Court watcher and lawyer David Lat offered a counterpoint, arguing that "book buyers are much more interested in what a current justice has to say, as opposed to a retired one," suggesting Alito might delay any departure until well after the book's release. The average retirement age for Supreme Court justices since 2000 is around 80, a figure that would put Alito years away from the historical norm.

What is not in dispute is the stakes. Cornell Law professor Michael Dorf framed Alito's legacy in stark terms: "Generations from now, if somebody looks up Samuel Alito in Wikipedia or whatever replaces it, that will be the first line. He's the justice who wrote the opinion overturning the right to abortion." That 2022 Dobbs decision, which eliminated the constitutional right recognized under Roe v. Wade, anchors a broader record that also reshaped gun rights, weakened the administrative state, and expanded presidential power. A successor nominated by Trump and confirmed by a Republican Senate would not shift the court's 6-3 conservative majority, but it would lock in that margin for potentially several decades, insulating it from the demographic and electoral changes that could otherwise erode it.
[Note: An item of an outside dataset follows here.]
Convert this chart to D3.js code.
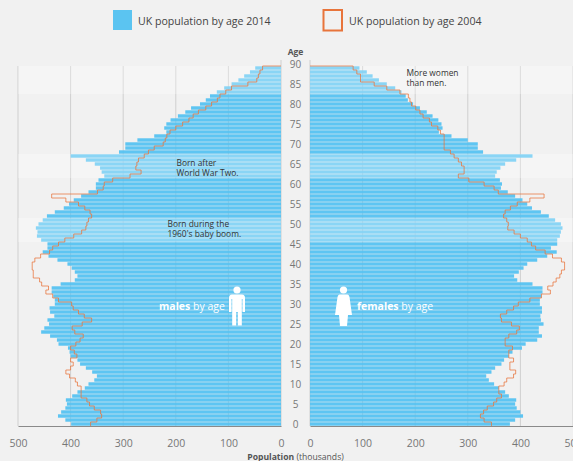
<!DOCTYPE html>
<html>
<head>
<meta charset="utf-8">
<script src="https://cdnjs.cloudflare.com/ajax/libs/d3/7.8.5/d3.min.js"></script>
<style>
  body { margin:0; background:#f1f1f1; }
  text { font-family:"Open Sans",sans-serif; }
</style>
</head>
<body>
<svg id="chart"></svg>
<script>
// every series runs from age 89 down to age 0
var male2014 = [49,59,70,81,94,108,122,135,143,154,
  171,182,196,210,218,222,218,241,273,296,
  296,308,400,371,354,344,341,336,347,352,
  352,366,380,394,403,413,430,445,453,461,
  466,463,464,456,444,444,453,442,425,406,
  398,392,387,392,419,436,436,433,430,430,
  440,439,431,444,441,450,456,439,426,423,
  405,402,400,387,382,371,359,350,355,366,
  373,387,397,409,407,410,418,424,410,399];
var female2014 = [94,108,119,131,146,162,174,182,186,196,
  209,222,233,244,250,252,245,269,300,319,
  319,329,423,392,371,362,355,352,361,365,
  363,376,390,404,413,422,439,454,466,477,
  480,477,475,470,470,458,469,451,432,413,
  406,397,388,394,423,442,442,440,437,437,
  441,441,438,439,444,435,435,441,432,410,
  403,385,378,369,364,352,345,335,340,350,
  359,371,378,392,390,393,400,405,390,380];
var male2004 = [35,40,43,46,63,94,105,116,121,132,
  143,157,167,175,187,200,211,217,220,224,
  241,252,260,271,274,276,266,287,320,336,
  338,349,436,409,385,373,363,360,366,369,
  371,379,394,411,423,434,440,457,468,473,
  473,471,471,459,455,442,447,434,423,398,
  395,385,374,360,378,397,392,376,382,390,
  400,393,388,400,395,400,409,402,391,387,
  380,380,380,369,364,355,343,341,350,362];
var female2004 = [82,89,96,96,122,146,171,187,190,193,
  201,209,215,227,231,243,248,255,255,255,
  255,267,274,282,288,293,293,282,302,331,
  350,358,445,418,394,381,371,368,374,377,
  376,388,400,413,421,429,447,461,478,484,
  484,478,475,468,462,452,457,440,418,396,
  387,374,362,364,383,398,393,378,371,371,
  385,378,378,387,380,380,391,387,374,369,
  359,359,364,355,349,337,330,324,331,345];
var ages = d3.range(90,-1,-1);
var populationTicks = [0,100,200,300,400,500];
var ageTicks = [90,85,80,75,70,65,60,55,50,45,40,35,30,25,20,15,10,5,0];
var shadedAges = [[89,83],[67,62],[51,46]];

var w = 573, h = 461;
var svg = d3.select("svg#chart").attr("width",w).attr("height",h);

var yScale = d3.scaleBand().domain(ages).range([62,426]);
var leftScale = d3.scaleLinear().domain([0,500]).range([281,18]);
var rightScale = d3.scaleLinear().domain([0,500]).range([310,573]);
var barAges = ages.slice(1);

function drawSide(xScale,bars2014,bars2004) {
  var side = svg.append("g");

  side.selectAll("line.grid")
      .data(populationTicks)
      .enter()
      .append("line")
      .classed("grid",true)
      .attr("x1",function(d){ return xScale(d); })
      .attr("x2",function(d){ return xScale(d); })
      .attr("y1",function(d){ return d==0 ? 60 : 66; })
      .attr("y2",426)
      .attr("stroke","#cfcfcf")
      .attr("stroke-width",1);

  side.selectAll("rect.bar")
      .data(bars2014)
      .enter()
      .append("rect")
      .classed("bar",true)
      .attr("x",function(d){ return Math.min(xScale(0),xScale(d)); })
      .attr("y",function(d,i){ return yScale(barAges[i])+0.3; })
      .attr("width",function(d){ return Math.abs(xScale(d)-xScale(0)); })
      .attr("height",yScale.bandwidth()-0.6)
      .attr("fill","#55c2f1")
      .attr("fill-opacity",0.95);

  // white wash over the generations the notes talk about
  side.selectAll("rect.shade")
      .data(shadedAges)
      .enter()
      .append("rect")
      .classed("shade",true)
      .attr("x",Math.min(xScale(0),xScale(500)))
      .attr("y",function(d){ return yScale(d[0]); })
      .attr("width",Math.abs(xScale(500)-xScale(0)))
      .attr("height",function(d){ return yScale(d[1])+yScale.bandwidth()-yScale(d[0]); })
      .attr("fill","#fff")
      .attr("fill-opacity",0.28);

  // stepped outline of the 2004 population
  var steps = [[0,yScale(89)]];
  bars2004.forEach(function(d,i){
    var top = yScale(barAges[i]);
    steps.push([d,top]);
    steps.push([d,top+yScale.bandwidth()]);
  });
  var line = d3.line()
               .x(function(d){ return xScale(d[0]); })
               .y(function(d){ return d[1]; });
  side.append("path")
      .attr("d",line(steps))
      .attr("fill","none")
      .attr("stroke","#e8743b")
      .attr("stroke-opacity",0.75)
      .attr("stroke-width",1);

  var axis = d3.axisBottom(xScale).tickValues(populationTicks).tickSize(0).tickPadding(14);
  var axisG = side.append("g")
      .attr("transform","translate(0,426)")
      .call(axis);
  axisG.select(".domain").attr("stroke","#8a8a8a").attr("stroke-width",1.2);
  axisG.selectAll("text").attr("font-size",10.5).attr("fill","#777");
}

drawSide(leftScale,male2014,male2004);
drawSide(rightScale,female2014,female2004);

var ageAxis = d3.axisRight(yScale).tickValues(ageTicks).tickSize(0).tickPadding(0);
var ageG = svg.append("g")
              .attr("transform","translate(295.5,0.5)")
              .call(ageAxis);
ageG.select(".domain").remove();
ageG.selectAll("text")
    .attr("text-anchor","middle")
    .attr("font-size",10)
    .attr("fill","#777");

svg.append("text").attr("x",295.5).attr("y",55)
   .attr("text-anchor","middle").attr("font-size",8.5).attr("font-weight",700).attr("fill","#555")
   .text("Age");

var xTitle = svg.append("text").attr("x",295.5).attr("y",460)
   .attr("text-anchor","middle").attr("font-size",8.6).attr("fill","#555");
xTitle.append("tspan").attr("font-weight",700).text("Population");
xTitle.append("tspan").text(" (thousands)");

// legend
svg.append("rect").attr("x",113).attr("y",10).attr("width",19).attr("height",20).attr("fill","#5bc4f1");
svg.append("text").attr("x",138).attr("y",25).attr("font-size",10.6).attr("fill","#444").text("UK population by age 2014");
svg.append("rect").attr("x",323.5).attr("y",10).attr("width",18.5).attr("height",20.5)
   .attr("fill","none").attr("stroke","#e8743b").attr("stroke-width",2);
svg.append("text").attr("x",349).attr("y",25).attr("font-size",10.6).attr("fill","#444").text("UK population by age 2004");

// notes
function note(x,y,lines) {
  svg.selectAll(null)
     .data(lines)
     .enter()
     .append("text")
     .attr("x",x)
     .attr("y",function(d,i){ return y+i*10; })
     .attr("font-size",8.4)
     .attr("fill","#333")
     .text(function(d){ return d; });
}
note(176.5,165.5,["Born after","World War Two."]);
note(167.5,226.5,["Born during the","1960's baby boom."]);
note(406.5,75.5,["More women","than men."]);

var maleLabel = svg.append("text").attr("x",159).attr("y",309.5).attr("font-size",10.5).attr("fill","#fff");
maleLabel.append("tspan").attr("font-weight",700).text("males");
maleLabel.append("tspan").text(" by age");
var femaleLabel = svg.append("text").attr("x",357).attr("y",309.5).attr("font-size",10.5).attr("fill","#fff");
femaleLabel.append("tspan").attr("font-weight",700).text("females");
femaleLabel.append("tspan").text(" by age");

// people icons
var man = svg.append("g").attr("transform","translate(237,0)").attr("fill","#fff");
man.append("circle").attr("cx",0).attr("cy",290).attr("r",3.6);
man.append("path").attr("d","M-5,294.5 H5 Q8,294.5 8,298 V312 H5.5 V299 H4.8 V325.5 H0.8 V312 H-0.8 V325.5 H-4.8 V299 H-5.5 V312 H-8 V298 Q-8,294.5 -5,294.5 Z");
var woman = svg.append("g").attr("transform","translate(343.5,0)").attr("fill","#fff");
woman.append("circle").attr("cx",0).attr("cy",290).attr("r",3.6);
woman.append("path").attr("d","M-4,294.5 H4 Q5.5,294.5 6,297 L8.5,315 H4.5 L3.5,326 H-3.5 L-4.5,315 H-8.5 L-6,297 Q-5.5,294.5 -4,294.5 Z");
</script>
</body>
</html>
Senate Republicans face their own timing pressure. A confirmation fight during a midterm election year carries risks, as Brett Kavanaugh's 2018 hearings demonstrated when contentious proceedings energized both parties heading into the fall. Strict Scrutiny co-host Kate Shaw noted that Senate Republicans may prefer Alito announce his retirement in the coming weeks, allowing a confirmation to conclude before the election-year atmosphere intensifies in the fall. No formal announcement has been made. Alito has given no public indication he plans to leave the bench, and as of now he remains an active member of the court.